Several contemporary writers, including myself, increasingly call for an updated look at feminism, for a rapprochement between conservative and liberal women with the hope that we can bring a fresh understanding to family life that will benefit future generations. Ann Roiphe- novelist, essayist, and mother--tells it like it is: "Feminist politics may be personal, but the personal always slips out of the grasp of the political," she writes in Fruitful: A Real Mother in the Modern World. "It seethes and squirms, it bites and soothes in ways that make all rhetoric seem like baby talk, while real life is experienced in the parentheses, in the subclause, in the ironies."

It is time, I believe, to bring a hard-headed understanding to what feminists have won and lost for women and men, in their relationships with each other, and most especially for their children.

We have come a long way from the Murphy Brown debate, and now it's difficult to find anyone who does not believe that Dan Quayle was right. Murphy Brown as modern myth carried a devastating and nonchalant acceptance of the idea that it was okay to have an illegitimate baby.

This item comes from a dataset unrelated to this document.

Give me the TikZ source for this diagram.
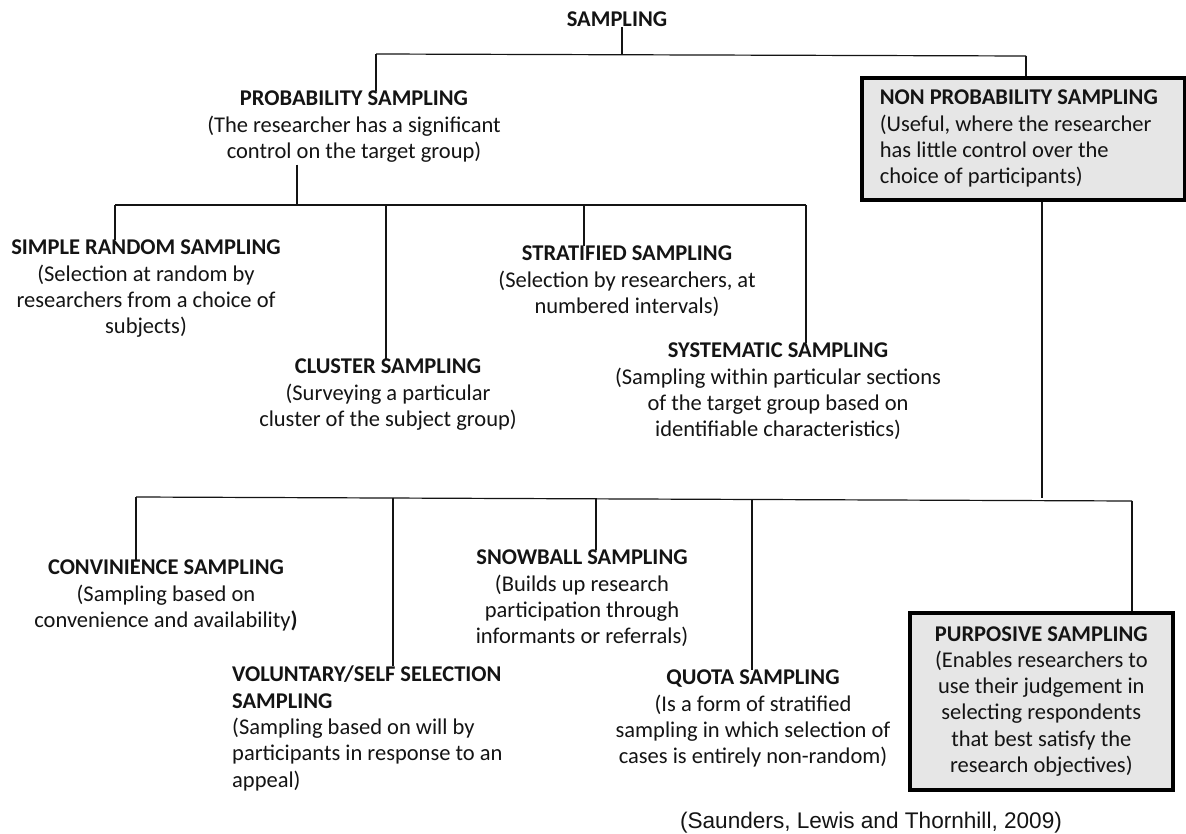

The show indeed added chic to glamour when several real life media stars attended Murphy's make-believe baby shower. After all, Murphy--like highly paid professional women in real life--could afford to take care of a baby.

But only seven years ago, it was difficult to speak out in defense of the Vice President's position that fatherless families were not terrific for children. The Phil Donahue Show invited me to join them in discussing the Murphy Brown contretemps. I said I would appear as long as I could readily argue my point of view. Donahue's producer said that was precisely why they wanted me to participate. When I arrived in New York, I saw that the program's staff had stacked the deck much as the rest of the mainstream media had done: 4 to 1 against common sense. I was on stage with four single mothers claiming that, like Rodney Dangerfield, they "don't get no respect" and that women like me were a big part of the problem. I was there to show "disrespect."

One of the single mothers boasted about how she took her two children to the sperm bank to show them the deep freeze where their daddy's sperm came from. The audience thought this was terrific. She got lots of applause.

I took issue with these women by saying simply that statistics and a little common sense show that children have a greater chance to thrive when they have both a mother and a father: that I felt fortunate, for example, that my three children--two daughters and a son--enjoyed a close relationship with their father, the man to whom I was married.

Well, my observation on my own family life made several women in the audience very angry. Suddenly, praising the virtue of a family with a mother and a father was perceived as elitist. One member of the audience jumped up out of her chair to scream at me, and Uncle Phil quickly put his microphone in her face so as not to miss the attack. "Mrs. Fields," she sneered contemptuously, "I feel sorry for you. You had to raise your children with the help of a man."

This story would be funny if it was not so sad. But it is refreshing now to see shifts toward recognition of the importance of the intact family and putting children first. That really should be our priority.

Modern feminism began with women raising their consciousness by attacking men. Mercifully, that phase has passed because too many women enjoyed fraternizing with the enemy, and that made traitors of us all. The sexual revolution changed the rules of engagement and blurred the battle lines in the eternal war between the sexes. But as we seek an amnesty, calling on men and women to lay down their arms (so that they can fall into them), both sides ought to be prepared to renegotiate the terms of an honorable surrender. Instead of "for better and for worse," for example, they could rediscover "for better or for worse."